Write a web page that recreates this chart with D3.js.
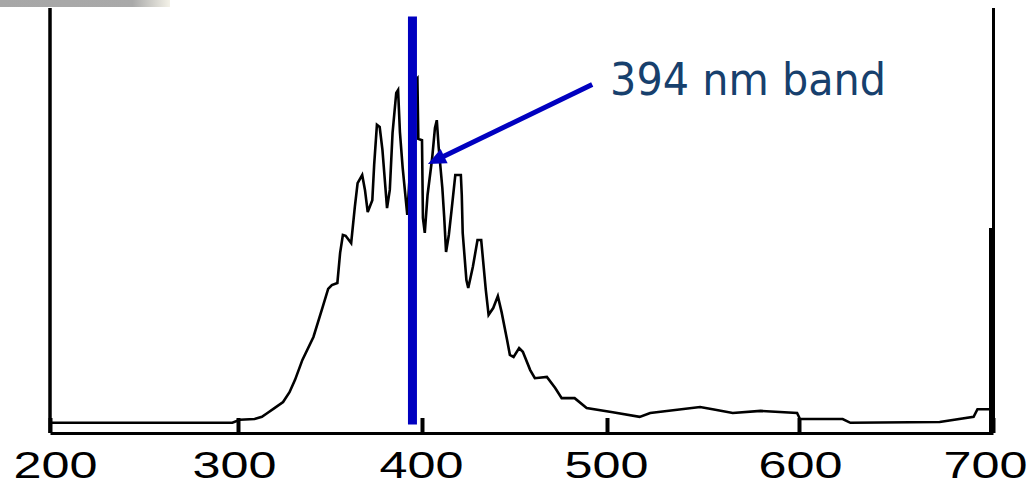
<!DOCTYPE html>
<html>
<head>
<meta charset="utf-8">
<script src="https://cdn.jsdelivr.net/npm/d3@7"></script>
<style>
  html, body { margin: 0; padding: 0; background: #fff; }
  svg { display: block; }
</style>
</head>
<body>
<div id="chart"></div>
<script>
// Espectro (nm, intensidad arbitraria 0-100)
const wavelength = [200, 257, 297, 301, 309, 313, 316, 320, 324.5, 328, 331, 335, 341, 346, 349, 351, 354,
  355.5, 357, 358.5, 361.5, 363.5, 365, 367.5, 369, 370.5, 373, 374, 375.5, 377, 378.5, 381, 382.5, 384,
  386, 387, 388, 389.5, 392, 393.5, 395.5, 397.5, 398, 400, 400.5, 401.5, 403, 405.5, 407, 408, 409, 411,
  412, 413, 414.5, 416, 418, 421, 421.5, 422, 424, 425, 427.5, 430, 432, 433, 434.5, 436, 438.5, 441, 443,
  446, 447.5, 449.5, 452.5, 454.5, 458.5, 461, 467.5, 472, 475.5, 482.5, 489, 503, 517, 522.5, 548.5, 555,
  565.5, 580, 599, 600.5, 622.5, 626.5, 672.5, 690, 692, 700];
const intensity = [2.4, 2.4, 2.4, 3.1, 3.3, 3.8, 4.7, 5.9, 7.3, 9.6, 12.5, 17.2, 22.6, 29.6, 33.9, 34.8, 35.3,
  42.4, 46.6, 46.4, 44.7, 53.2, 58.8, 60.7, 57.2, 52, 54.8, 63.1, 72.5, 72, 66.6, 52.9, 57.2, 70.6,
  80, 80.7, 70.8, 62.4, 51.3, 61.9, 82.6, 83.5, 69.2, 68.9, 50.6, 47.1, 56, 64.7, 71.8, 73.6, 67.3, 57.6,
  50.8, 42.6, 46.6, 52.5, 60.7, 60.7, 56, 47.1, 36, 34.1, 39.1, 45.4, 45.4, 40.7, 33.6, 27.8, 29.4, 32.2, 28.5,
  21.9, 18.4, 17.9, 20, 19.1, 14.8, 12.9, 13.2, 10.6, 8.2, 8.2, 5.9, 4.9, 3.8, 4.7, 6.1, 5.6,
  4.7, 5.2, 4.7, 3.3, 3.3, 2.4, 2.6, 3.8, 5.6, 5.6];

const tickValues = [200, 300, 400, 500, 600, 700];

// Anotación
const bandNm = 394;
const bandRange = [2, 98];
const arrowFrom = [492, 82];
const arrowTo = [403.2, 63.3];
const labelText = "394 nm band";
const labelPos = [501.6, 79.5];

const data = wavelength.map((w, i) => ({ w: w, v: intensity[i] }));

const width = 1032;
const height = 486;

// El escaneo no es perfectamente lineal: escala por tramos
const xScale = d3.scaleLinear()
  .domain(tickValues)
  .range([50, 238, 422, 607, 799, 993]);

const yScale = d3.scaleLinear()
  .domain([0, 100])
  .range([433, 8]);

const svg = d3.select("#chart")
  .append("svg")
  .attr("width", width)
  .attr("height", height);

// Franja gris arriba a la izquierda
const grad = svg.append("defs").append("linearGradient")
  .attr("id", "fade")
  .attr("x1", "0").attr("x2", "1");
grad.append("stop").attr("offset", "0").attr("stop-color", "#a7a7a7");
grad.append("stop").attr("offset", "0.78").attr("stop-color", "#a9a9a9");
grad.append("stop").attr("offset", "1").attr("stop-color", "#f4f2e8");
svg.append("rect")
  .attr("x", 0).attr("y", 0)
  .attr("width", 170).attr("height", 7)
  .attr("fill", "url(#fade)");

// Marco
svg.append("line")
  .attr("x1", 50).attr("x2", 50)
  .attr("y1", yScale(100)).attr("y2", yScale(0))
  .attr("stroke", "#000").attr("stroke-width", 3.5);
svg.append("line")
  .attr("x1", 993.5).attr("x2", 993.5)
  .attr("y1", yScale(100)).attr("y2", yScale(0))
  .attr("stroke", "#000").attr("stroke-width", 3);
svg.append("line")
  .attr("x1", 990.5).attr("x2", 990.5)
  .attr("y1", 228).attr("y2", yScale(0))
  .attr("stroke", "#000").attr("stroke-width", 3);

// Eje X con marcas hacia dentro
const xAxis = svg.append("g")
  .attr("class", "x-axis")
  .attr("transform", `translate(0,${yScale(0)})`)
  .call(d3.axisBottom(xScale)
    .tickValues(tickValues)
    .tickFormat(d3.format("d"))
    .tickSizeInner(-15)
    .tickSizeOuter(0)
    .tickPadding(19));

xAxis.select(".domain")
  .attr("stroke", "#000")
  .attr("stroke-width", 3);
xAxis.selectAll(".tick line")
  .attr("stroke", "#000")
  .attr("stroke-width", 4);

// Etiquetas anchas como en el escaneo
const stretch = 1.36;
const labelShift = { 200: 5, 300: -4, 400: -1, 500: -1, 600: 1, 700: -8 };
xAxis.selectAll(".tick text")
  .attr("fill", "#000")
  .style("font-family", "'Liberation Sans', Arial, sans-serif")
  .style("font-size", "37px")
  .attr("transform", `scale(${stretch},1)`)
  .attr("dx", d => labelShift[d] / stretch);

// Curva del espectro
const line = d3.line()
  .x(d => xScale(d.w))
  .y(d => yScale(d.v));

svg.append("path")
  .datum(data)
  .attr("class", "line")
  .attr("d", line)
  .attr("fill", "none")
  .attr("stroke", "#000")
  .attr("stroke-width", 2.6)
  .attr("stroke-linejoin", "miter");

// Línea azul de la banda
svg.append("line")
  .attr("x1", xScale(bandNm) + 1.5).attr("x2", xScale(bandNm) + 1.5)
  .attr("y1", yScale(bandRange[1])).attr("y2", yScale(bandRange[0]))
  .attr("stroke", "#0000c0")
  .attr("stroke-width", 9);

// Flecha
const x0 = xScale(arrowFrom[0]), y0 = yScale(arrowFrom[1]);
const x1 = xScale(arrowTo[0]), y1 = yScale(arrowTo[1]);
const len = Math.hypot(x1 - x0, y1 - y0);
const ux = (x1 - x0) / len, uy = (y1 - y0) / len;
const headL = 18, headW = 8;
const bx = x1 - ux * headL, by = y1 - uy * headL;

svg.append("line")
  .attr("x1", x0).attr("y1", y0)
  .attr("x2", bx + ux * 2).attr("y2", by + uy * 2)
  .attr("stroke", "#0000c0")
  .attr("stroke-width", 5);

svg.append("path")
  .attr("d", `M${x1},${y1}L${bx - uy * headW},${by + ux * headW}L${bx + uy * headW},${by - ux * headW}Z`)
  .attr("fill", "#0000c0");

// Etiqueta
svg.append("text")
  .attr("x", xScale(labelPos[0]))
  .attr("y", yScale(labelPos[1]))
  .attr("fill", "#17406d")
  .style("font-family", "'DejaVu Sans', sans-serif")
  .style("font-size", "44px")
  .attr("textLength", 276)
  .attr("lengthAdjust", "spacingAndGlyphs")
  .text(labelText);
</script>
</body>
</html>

▸ **Task to carry out**
Pictures in the data above should not be copied; transcribe everything else exactly.

▸ **The completed task**
Write a web page that recreates this chart with D3.js.
<!DOCTYPE html>
<html>
<head>
<meta charset="utf-8">
<script src="https://cdn.jsdelivr.net/npm/d3@7"></script>
<style>
  html, body { margin: 0; padding: 0; background: #fff; }
  svg { display: block; }
</style>
</head>
<body>
<div id="chart"></div>
<script>
// Espectro (nm, intensidad arbitraria 0-100)
const wavelength = [200, 257, 297, 301, 309, 313, 316, 320, 324.5, 328, 331, 335, 341, 346, 349, 351, 354,
  355.5, 357, 358.5, 361.5, 363.5, 365, 367.5, 369, 370.5, 373, 374, 375.5, 377, 378.5, 381, 382.5, 384,
  386, 387, 388, 389.5, 392, 393.5, 395.5, 397.5, 398, 400, 400.5, 401.5, 403, 405.5, 407, 408, 409, 411,
  412, 413, 414.5, 416, 418, 421, 421.5, 422, 424, 425, 427.5, 430, 432, 433, 434.5, 436, 438.5, 441, 443,
  446, 447.5, 449.5, 452.5, 454.5, 458.5, 461, 467.5, 472, 475.5, 482.5, 489, 503, 517, 522.5, 548.5, 555,
  565.5, 580, 599, 600.5, 622.5, 626.5, 672.5, 690, 692, 700];
const intensity = [2.4, 2.4, 2.4, 3.1, 3.3, 3.8, 4.7, 5.9, 7.3, 9.6, 12.5, 17.2, 22.6, 29.6, 33.9, 34.8, 35.3,
  42.4, 46.6, 46.4, 44.7, 53.2, 58.8, 60.7, 57.2, 52, 54.8, 63.1, 72.5, 72, 66.6, 52.9, 57.2, 70.6,
  80, 80.7, 70.8, 62.4, 51.3, 61.9, 82.6, 83.5, 69.2, 68.9, 50.6, 47.1, 56, 64.7, 71.8, 73.6, 67.3, 57.6,
  50.8, 42.6, 46.6, 52.5, 60.7, 60.7, 56, 47.1, 36, 34.1, 39.1, 45.4, 45.4, 40.7, 33.6, 27.8, 29.4, 32.2, 28.5,
  21.9, 18.4, 17.9, 20, 19.1, 14.8, 12.9, 13.2, 10.6, 8.2, 8.2, 5.9, 4.9, 3.8, 4.7, 6.1, 5.6,
  4.7, 5.2, 4.7, 3.3, 3.3, 2.4, 2.6, 3.8, 5.6, 5.6];

const tickValues = [200, 300, 400, 500, 600, 700];

// Anotación
const bandNm = 394;
const bandRange = [2, 98];
const arrowFrom = [492, 82];
const arrowTo = [403.2, 63.3];
const labelText = "394 nm band";
const labelPos = [501.6, 79.5];

const data = wavelength.map((w, i) => ({ w: w, v: intensity[i] }));

const width = 1032;
const height = 486;

// El escaneo no es perfectamente lineal: escala por tramos
const xScale = d3.scaleLinear()
  .domain(tickValues)
  .range([50, 238, 422, 607, 799, 993]);

const yScale = d3.scaleLinear()
  .domain([0, 100])
  .range([433, 8]);

const svg = d3.select("#chart")
  .append("svg")
  .attr("width", width)
  .attr("height", height);

// Franja gris arriba a la izquierda
const grad = svg.append("defs").append("linearGradient")
  .attr("id", "fade")
  .attr("x1", "0").attr("x2", "1");
grad.append("stop").attr("offset", "0").attr("stop-color", "#a7a7a7");
grad.append("stop").attr("offset", "0.78").attr("stop-color", "#a9a9a9");
grad.append("stop").attr("offset", "1").attr("stop-color", "#f4f2e8");
svg.append("rect")
  .attr("x", 0).attr("y", 0)
  .attr("width", 170).attr("height", 7)
  .attr("fill", "url(#fade)");

// Marco
svg.append("line")
  .attr("x1", 50).attr("x2", 50)
  .attr("y1", yScale(100)).attr("y2", yScale(0))
  .attr("stroke", "#000").attr("stroke-width", 3.5);
svg.append("line")
  .attr("x1", 993.5).attr("x2", 993.5)
  .attr("y1", yScale(100)).attr("y2", yScale(0))
  .attr("stroke", "#000").attr("stroke-width", 3);
svg.append("line")
  .attr("x1", 990.5).attr("x2", 990.5)
  .attr("y1", 228).attr("y2", yScale(0))
  .attr("stroke", "#000").attr("stroke-width", 3);

// Eje X con marcas hacia dentro
const xAxis = svg.append("g")
  .attr("class", "x-axis")
  .attr("transform", `translate(0,${yScale(0)})`)
  .call(d3.axisBottom(xScale)
    .tickValues(tickValues)
    .tickFormat(d3.format("d"))
    .tickSizeInner(-15)
    .tickSizeOuter(0)
    .tickPadding(19));

xAxis.select(".domain")
  .attr("stroke", "#000")
  .attr("stroke-width", 3);
xAxis.selectAll(".tick line")
  .attr("stroke", "#000")
  .attr("stroke-width", 4);

// Etiquetas anchas como en el escaneo
const stretch = 1.36;
const labelShift = { 200: 5, 300: -4, 400: -1, 500: -1, 600: 1, 700: -8 };
xAxis.selectAll(".tick text")
  .attr("fill", "#000")
  .style("font-family", "'Liberation Sans', Arial, sans-serif")
  .style("font-size", "37px")
  .attr("transform", `scale(${stretch},1)`)
  .attr("dx", d => labelShift[d] / stretch);

// Curva del espectro
const line = d3.line()
  .x(d => xScale(d.w))
  .y(d => yScale(d.v));

svg.append("path")
  .datum(data)
  .attr("class", "line")
  .attr("d", line)
  .attr("fill", "none")
  .attr("stroke", "#000")
  .attr("stroke-width", 2.6)
  .attr("stroke-linejoin", "miter");

// Línea azul de la banda
svg.append("line")
  .attr("x1", xScale(bandNm) + 1.5).attr("x2", xScale(bandNm) + 1.5)
  .attr("y1", yScale(bandRange[1])).attr("y2", yScale(bandRange[0]))
  .attr("stroke", "#0000c0")
  .attr("stroke-width", 9);

// Flecha
const x0 = xScale(arrowFrom[0]), y0 = yScale(arrowFrom[1]);
const x1 = xScale(arrowTo[0]), y1 = yScale(arrowTo[1]);
const len = Math.hypot(x1 - x0, y1 - y0);
const ux = (x1 - x0) / len, uy = (y1 - y0) / len;
const headL = 18, headW = 8;
const bx = x1 - ux * headL, by = y1 - uy * headL;

svg.append("line")
  .attr("x1", x0).attr("y1", y0)
  .attr("x2", bx + ux * 2).attr("y2", by + uy * 2)
  .attr("stroke", "#0000c0")
  .attr("stroke-width", 5);

svg.append("path")
  .attr("d", `M${x1},${y1}L${bx - uy * headW},${by + ux * headW}L${bx + uy * headW},${by - ux * headW}Z`)
  .attr("fill", "#0000c0");

// Etiqueta
svg.append("text")
  .attr("x", xScale(labelPos[0]))
  .attr("y", yScale(labelPos[1]))
  .attr("fill", "#17406d")
  .style("font-family", "'DejaVu Sans', sans-serif")
  .style("font-size", "44px")
  .attr("textLength", 276)
  .attr("lengthAdjust", "spacingAndGlyphs")
  .text(labelText);
</script>
</body>
</html>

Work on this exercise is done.